Hamilton discourse in 2024 🤯🤯🤯
I've realized after careful consideration (I've spent a an hour or so talking to myself and reading different povs on hamilton) that I enjoy hamilton only as a musical. Not as a historical piece of media. Which isn't a nuanced take. I think since I've been in the Fandom I've always separated the characters in hamilton from their real life counterparts, treating them more like ocs than anything. At the time it was because I was a. 9 years old and not thinking critically of media at the time and b. Did not want to put in the effort into researching founding fathers instead opting to watch lams comic dubs. Now I disassociate them because the real people were shit bags, but I still have an attachment to these characters. But i want to separate them from their historical context. And that's probably a bad thing to do because it's still glorifying these people even if there's no association in my head. Not to mention the problems with hamilton outside of glorifying it's (frankly) racist main characters and lmm problems as a writer and person. But I still idolize him and I probably will for several years because the art that he makes really touches me in an indescribable way.

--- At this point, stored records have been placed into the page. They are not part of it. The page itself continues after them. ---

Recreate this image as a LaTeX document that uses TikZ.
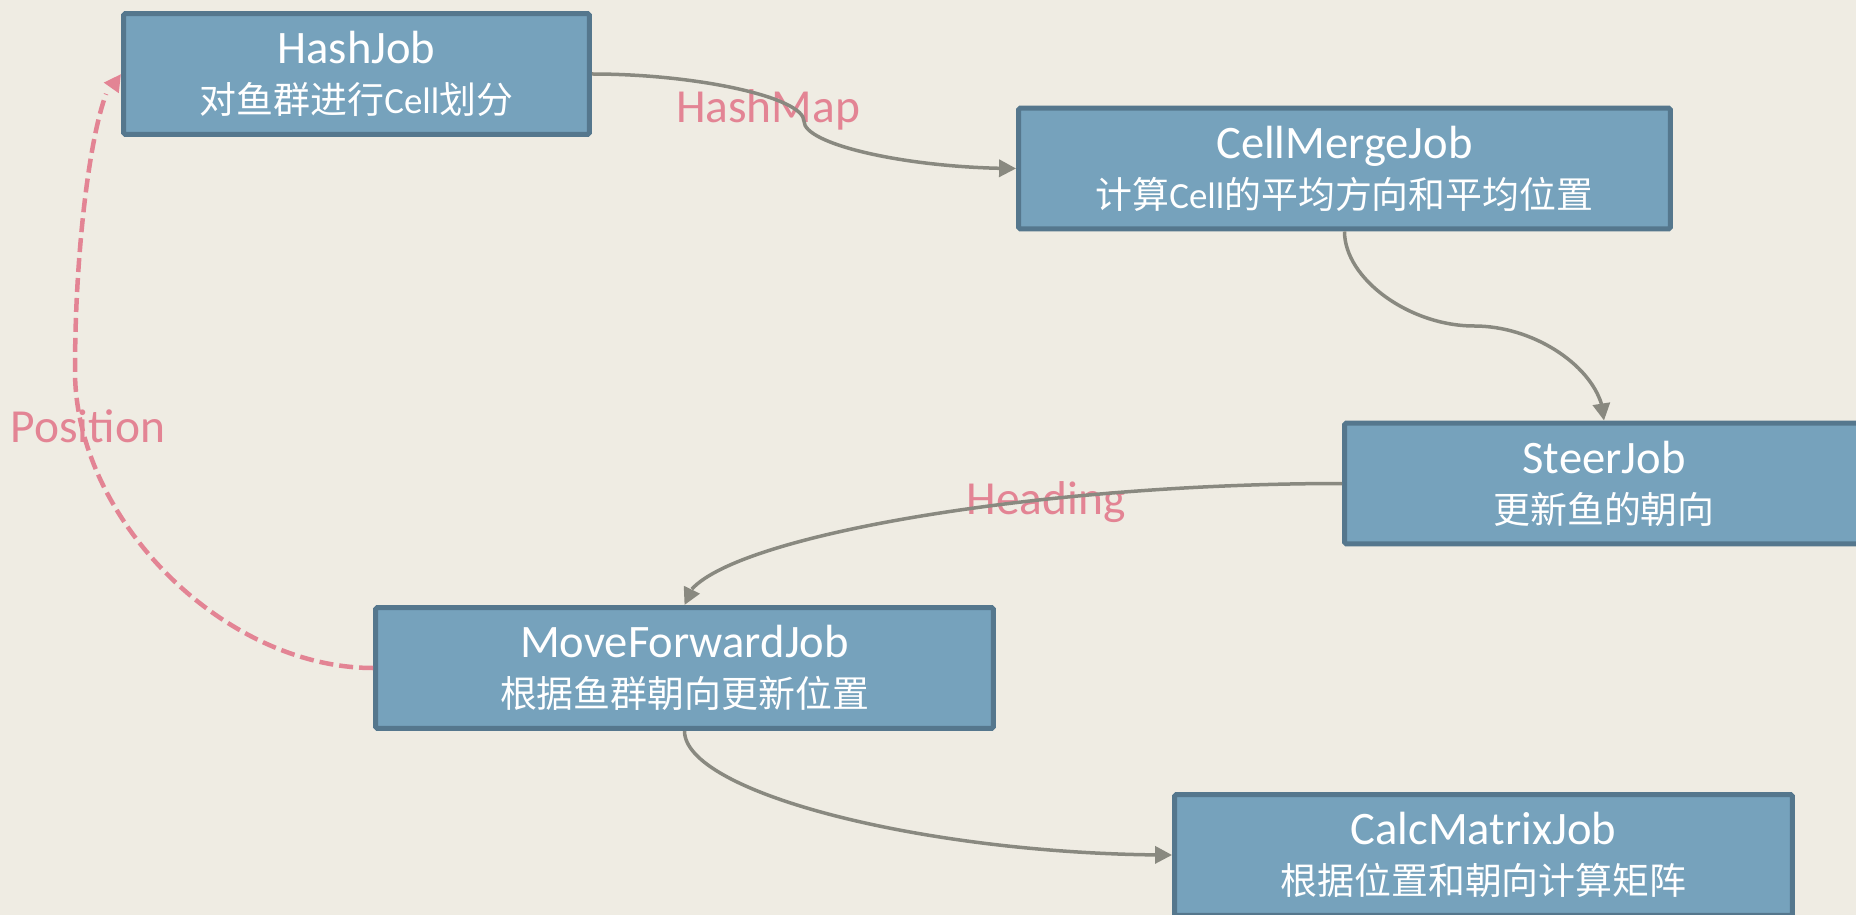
\documentclass[tikz,border=0pt]{standalone}
\usepackage{fontspec}
\setmainfont{Carlito}
\newfontfamily\cjk{Noto Sans CJK SC}
\usepackage{xcolor}
\usepackage{tikz}
\usetikzlibrary{arrows.meta,bending,calc}

\definecolor{bgpaper}{RGB}{239,236,227}
\definecolor{jobfill}{RGB}{118,162,188}
\definecolor{jobline}{RGB}{85,119,141}
\definecolor{flowgray}{RGB}{137,137,128}
\definecolor{flowpink}{RGB}{227,132,148}

\newcommand{\zh}[1]{{\cjk #1}}
\newcommand{\jobtitle}[1]{{\fontsize{26.5}{28.45}\selectfont #1}}

\begin{document}
\begin{tikzpicture}[
	x=0.02cm, y=-0.02cm,
	font=\fontsize{21}{28.45}\selectfont,
	jobblock/.style={draw=jobline, line width=0.1cm, fill=jobfill, text=white, rounded corners=1pt, align=center, inner sep=0pt, minimum height=2.42cm},
	flowlabel/.style={font=\fontsize{27}{32}\selectfont, text=flowpink, anchor=base, inner sep=0pt},
	dataarrow/.style={draw=flowgray, line width=0.07cm, -{Triangle[length=0.34cm,width=0.34cm]}},
	posarrow/.style={draw=flowpink, line width=0.09cm, dash pattern=on 0.28cm off 0.12cm, -{Triangle[length=0.34cm,width=0.34cm]}},
	hvh/.style={to path={let \p1=(\tikztostart), \p2=(\tikztotarget) in
		.. controls ({0.75*\x1+0.25*\x2},\y1) and ({0.5*\x1+0.5*\x2},{0.75*\y1+0.25*\y2}) .. ({0.5*\x1+0.5*\x2},{0.5*\y1+0.5*\y2})
		.. controls ({0.5*\x1+0.5*\x2},{0.25*\y1+0.75*\y2}) and ({0.25*\x1+0.75*\x2},\y2) .. (\p2) \tikztonodes}},
	vhv/.style={to path={let \p1=(\tikztostart), \p2=(\tikztotarget) in
		.. controls (\x1,{0.75*\y1+0.25*\y2}) and ({0.75*\x1+0.25*\x2},{0.5*\y1+0.5*\y2}) .. ({0.5*\x1+0.5*\x2},{0.5*\y1+0.5*\y2})
		.. controls ({0.25*\x1+0.75*\x2},{0.5*\y1+0.5*\y2}) and (\x2,{0.25*\y1+0.75*\y2}) .. (\p2) \tikztonodes}},
	hv/.style={to path={let \p1=(\tikztostart), \p2=(\tikztotarget) in
		.. controls ({0.5*\x1+0.5*\x2},\y1) and (\x2,{0.5*\y1+0.5*\y2}) .. (\p2) \tikztonodes}},
	vh/.style={to path={let \p1=(\tikztostart), \p2=(\tikztotarget) in
		.. controls (\x1,{0.5*\y1+0.5*\y2}) and ({0.5*\x1+0.5*\x2},\y2) .. (\p2) \tikztonodes}},
	hloop/.style={to path={let \p1=(\tikztostart), \p2=(\tikztotarget), \p3=(#1) in
		.. controls ({0.5*\x1+0.5*\x3},\y1) and (\x3,{0.75*\y1+0.25*\y2}) .. (\x3,{0.5*\y1+0.5*\y2})
		.. controls (\x3,{0.25*\y1+0.75*\y2}) and ({0.5*\x3+0.5*\x2},\y2) .. (\p2) \tikztonodes}}
	]
	
	% Background
	\fill[bgpaper] (0,0) rectangle (1856,915);
	\useasboundingbox (0,0) rectangle (1856,915);
	
	% Labels
	\node[flowlabel] (lblmap) at (768,123) {HashMap};
	\node[flowlabel] (lblpos) at (88,442) {Position};
	\node[flowlabel] (lblhead) at (1046,514) {Heading};
	
	% Jobs
	\node[jobblock, minimum width=9.32cm] (hash) at (356.5,74)
	{\jobtitle{HashJob}\\\zh{对鱼群进行}Cell\zh{划分}};
	\node[jobblock, minimum width=13.04cm] (cell) at (1344.5,168.5)
	{\jobtitle{CellMergeJob}\\\zh{计算}Cell\zh{的平均方向和平均位置}};
	\node[jobblock, minimum width=10.38cm] (steer) at (1604,483.5)
	{\jobtitle{SteerJob}\\\zh{更新鱼的朝向}};
	\node[jobblock, minimum width=12.36cm] (move) at (684.5,668)
	{\jobtitle{MoveForwardJob}\\\zh{根据鱼群朝向更新位置}};
	\node[jobblock, minimum width=12.36cm] (calc) at (1483.5,855)
	{\jobtitle{CalcMatrixJob}\\\zh{根据位置和朝向计算矩阵}};
	
	% Data flow
	\draw[dataarrow] (hash.east) to[hvh] (cell.west);
	\draw[dataarrow] (cell.south) to[vhv] (steer.north);
	\draw[dataarrow] (steer.west) to[hv] (move.north);
	\draw[dataarrow] (move.south) to[vh] (calc.west);
	
	% Position feedback
	\coordinate (posturn) at (75,371);
	\draw[posarrow] (move.west) to[hloop=posturn] (hash.west);
	
\end{tikzpicture}
\end{document}
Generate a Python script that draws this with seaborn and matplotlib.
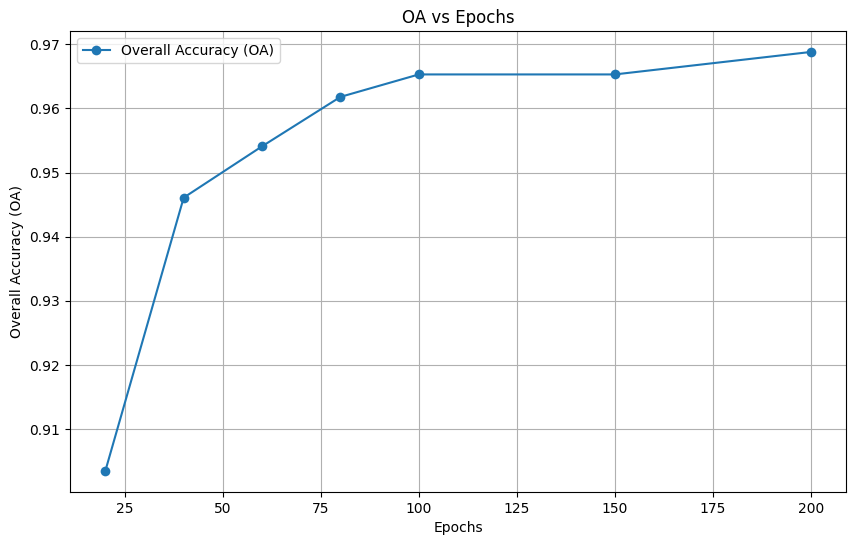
import numpy as np
import pandas as pd
import seaborn as sns
import matplotlib
matplotlib.use("Agg")
import matplotlib.pyplot as plt

# Datos
epochs = [20, 40, 60, 80, 100, 150, 200]
oa = [0.9035, 0.9461, 0.9541, 0.9618, 0.9653, 0.9653, 0.9688]

df = pd.DataFrame({"Epochs": epochs, "OA": oa})

fig = plt.figure(figsize=(8.55, 5.45), dpi=100)
ax = fig.add_axes([0.0819, 0.0972, 0.9076, 0.8459])

sns.lineplot(data=df, x="Epochs", y="OA", marker="o", markersize=7,
             markeredgewidth=0, color="#1f77b4", ax=ax,
             label="Overall Accuracy (OA)")

ax.set_title("OA vs Epochs")
ax.set_xlabel("Epochs")
ax.set_ylabel("Overall Accuracy (OA)")
ax.grid(True)
ax.legend(loc="upper left")

fig.savefig("out.png", dpi=100)
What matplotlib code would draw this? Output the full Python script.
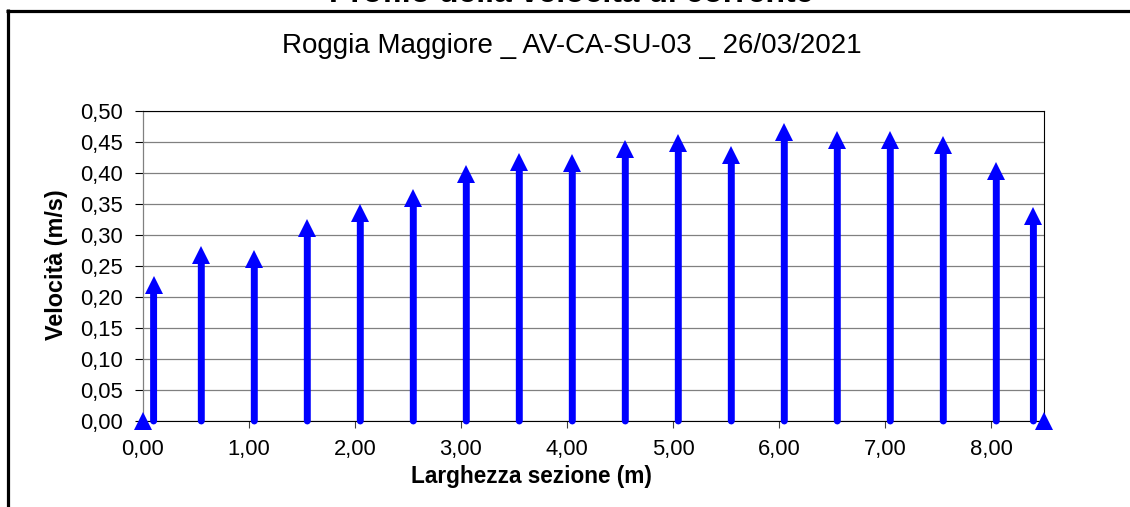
import matplotlib
matplotlib.use("Agg")
import matplotlib.pyplot as plt
from matplotlib.ticker import FuncFormatter
from matplotlib.transforms import offset_copy
from matplotlib.lines import Line2D

plt.rcParams['font.family'] = ['Liberation Sans', 'DejaVu Sans']

# ---- data ----
positions = [0.00, 0.10, 0.55, 1.05, 1.55, 2.05, 2.55, 3.05, 3.55, 4.05,
             4.55, 5.05, 5.55, 6.05, 6.55, 7.05, 7.55, 8.05, 8.40, 8.50]
velocities = [0.000, 0.234, 0.283, 0.276, 0.326, 0.351, 0.375, 0.413, 0.433, 0.431,
              0.454, 0.463, 0.444, 0.482, 0.469, 0.469, 0.460, 0.418, 0.345, 0.000]
x_ticks = [0, 1, 2, 3, 4, 5, 6, 7, 8]
y_ticks = [0.00, 0.05, 0.10, 0.15, 0.20, 0.25, 0.30, 0.35, 0.40, 0.45, 0.50]

sup_title = "Profilo della velocità di corrente"
chart_title = "Roggia Maggiore _ AV-CA-SU-03 _ 26/03/2021"
x_label = "Larghezza sezione (m)"
y_label = "Velocità (m/s)"

W, H = 1130, 507
fig = plt.figure(figsize=(W / 100, H / 100), dpi=100)
ax = fig.add_axes([143 / W, 1 - 421 / H, (1044 - 143) / W, (421 - 111) / H])

ax.set_xlim(0, 8.5)
ax.set_ylim(0, 0.5)

arrow_color = '#0000FF'
head_ms = 13.5  # points
head_tf = offset_copy(ax.transData, fig=fig, x=0, y=-head_ms / 2, units='points')

for x, v in zip(positions, velocities):
    if v > 0:
        ax.annotate('', xy=(x, v), xytext=(x, 0),
                    arrowprops=dict(arrowstyle='-', lw=5.0, color=arrow_color,
                                    shrinkA=0, shrinkB=head_ms - 2),
                    annotation_clip=False, zorder=3)
        ax.plot([x], [v], marker='^', ms=head_ms, mew=0, color=arrow_color,
                transform=head_tf, clip_on=False, zorder=4)
    else:
        ax.plot([x], [v], marker='^', ms=head_ms, mew=0, color=arrow_color,
                clip_on=False, zorder=4)

# axes styling
ax.set_xticks(x_ticks)
ax.set_yticks(y_ticks)
comma = FuncFormatter(lambda val, pos: f"{val:.2f}".replace('.', ','))
ax.xaxis.set_major_formatter(comma)
ax.yaxis.set_major_formatter(comma)
ax.tick_params(axis='y', direction='out', length=5.8, width=0.8, color='black',
               labelsize=15.8, pad=8.5)
ax.tick_params(axis='x', direction='out', length=5, width=0.8, color='#404040',
               labelsize=15.8, pad=8)
ax.yaxis.grid(True, color='#808080', lw=0.9)
ax.set_axisbelow(True)
for side in ['top', 'right', 'bottom']:
    ax.spines[side].set_color('black')
    ax.spines[side].set_linewidth(0.8)
ax.spines['left'].set_color('#808080')
ax.spines['left'].set_linewidth(0.9)

# texts
fig.text(571 / W, 1 - 2.5 / H, sup_title, ha='center', va='baseline',
         fontsize=23, fontweight='bold')
fig.text(572 / W, 1 - 53 / H, chart_title, ha='center', va='baseline', fontsize=20)
fig.text(57 / W, 1 - 265 / H, y_label, ha='center', va='center', rotation=90,
         fontsize=16.8, fontweight='bold')
fig.text(531 / W, 1 - 477 / H, x_label, ha='center', va='center',
         fontsize=16.3, fontweight='bold')

# outer frame (top and left edges visible)
fig.add_artist(Line2D([6 / W, 1], [1 - 10.5 / H, 1 - 10.5 / H], color='black',
                      lw=2.3, transform=fig.transFigure, solid_capstyle='butt'))
fig.add_artist(Line2D([7.5 / W, 7.5 / W], [1 - 9.4 / H, 0], color='black',
                      lw=2.3, transform=fig.transFigure, solid_capstyle='butt'))

fig.savefig('out.png', dpi=100)
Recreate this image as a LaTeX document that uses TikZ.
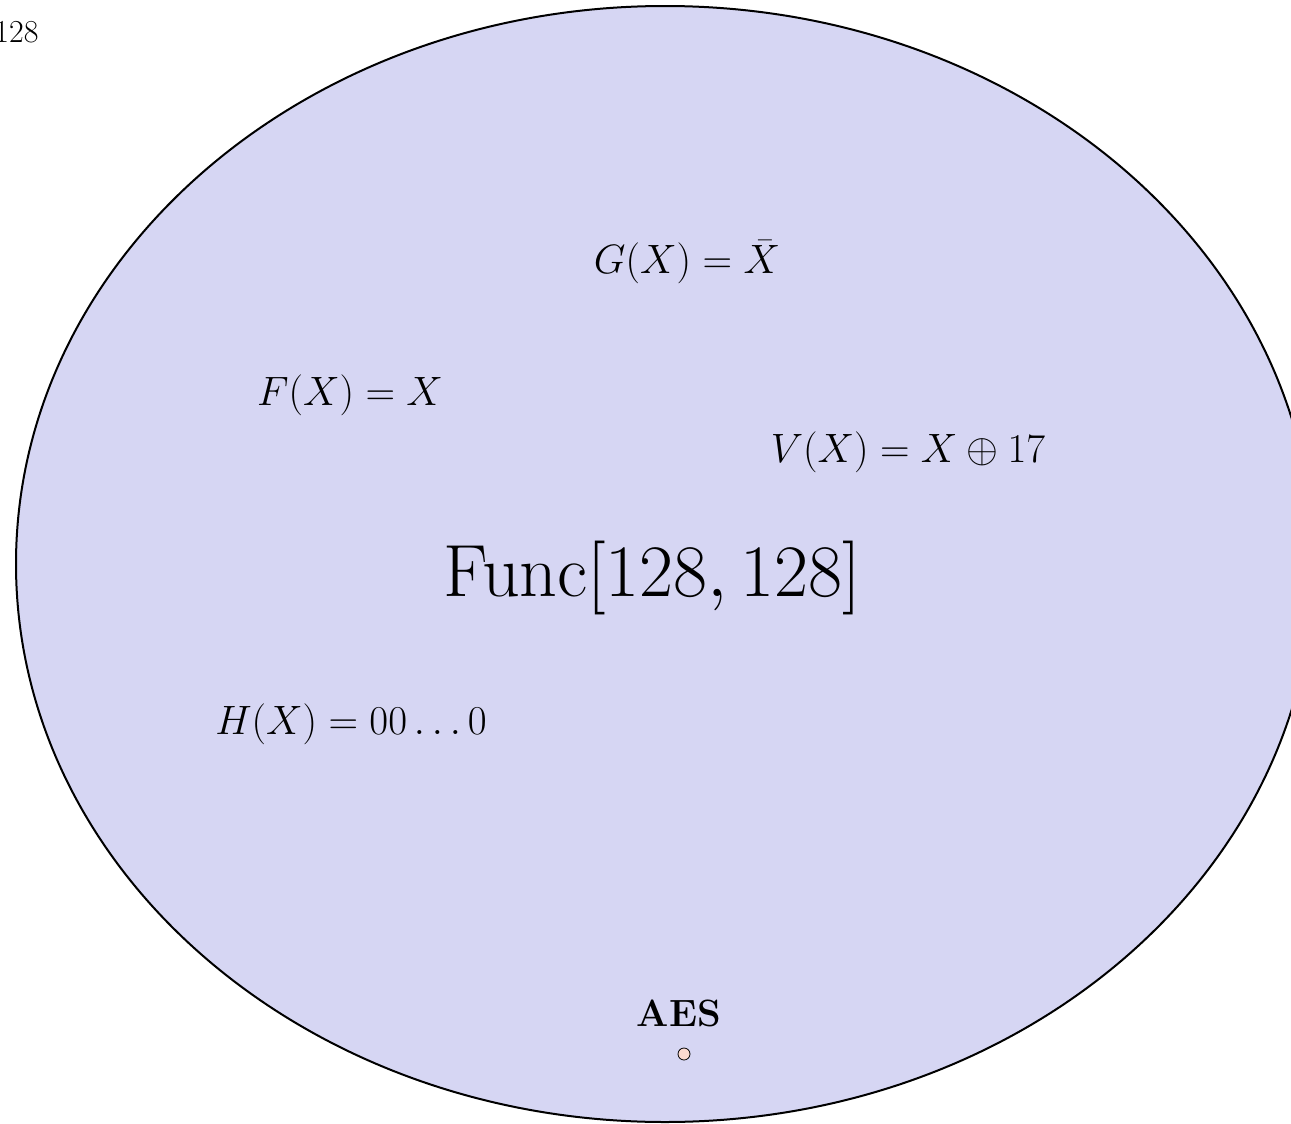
\RequirePackage{fix-cm}
\documentclass[tikz,border=0pt]{standalone}
\usepackage{amsmath}
\definecolor{funcfill}{RGB}{214,214,243}
\definecolor{dotfill}{RGB}{252,218,208}
\tikzset{
  fmap/.style={inner sep=0pt, font=\fontsize{20.5}{24}\selectfont},
  bigset/.style={inner sep=0pt, font=\fontsize{37}{44}\selectfont},
}
\begin{document}
\begin{tikzpicture}[x=0.5pt,y=-0.5pt]
  \useasboundingbox (0,0) rectangle (1291,1124);
  \filldraw[fill=funcfill,line width=1pt] (665,564) ellipse [x radius=324.5pt, y radius=279pt];
  \node[inner sep=0pt, anchor=west, font=\fontsize{16}{19}\selectfont] (corner) at (-6,32) {128};
  \node[fmap] (gmap) at (687,262) {$G(X) = \bar{X}$};
  \node[fmap] (fmap) at (350,395) {$F(X) = X$};
  \node[fmap] (vmap) at (908,452) {$V(X) = X \oplus 17$};
  \node[bigset] (func) at (652,578) {$\mathrm{Func}[128,128]$};
  \node[fmap] (hmap) at (351,724) {$H(X) = 00\ldots0$};
  \node[inner sep=0pt, font=\fontsize{19}{23}\selectfont\bfseries] (aes) at (679,1013) {AES};
  \node[circle, draw, fill=dotfill, inner sep=0pt, minimum size=6pt, line width=0.4pt] (aesdot) at (684,1054) {};
\end{tikzpicture}
\end{document}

It makes me want to create and expand on broadway, and provide actual poc history instead of white history with pocs as the white people. Why is it so hard to highlight real poc stories in mainstream media? Yes, it is wonderful that poc actors are getting work and roles as well written historical characters, but I wish the historical characters were poc as well. It's not like we don't have our own stories to tell. I don't know. I obviously don't know what it's like on broadway or what that process is like, but still.
Tldr; still in the hamilton Fandom, but I hate the actual founding fathers and treat the hamilton characters as their own separate entities. This is probably not good, but I've developed a deep emotional attachment to this show.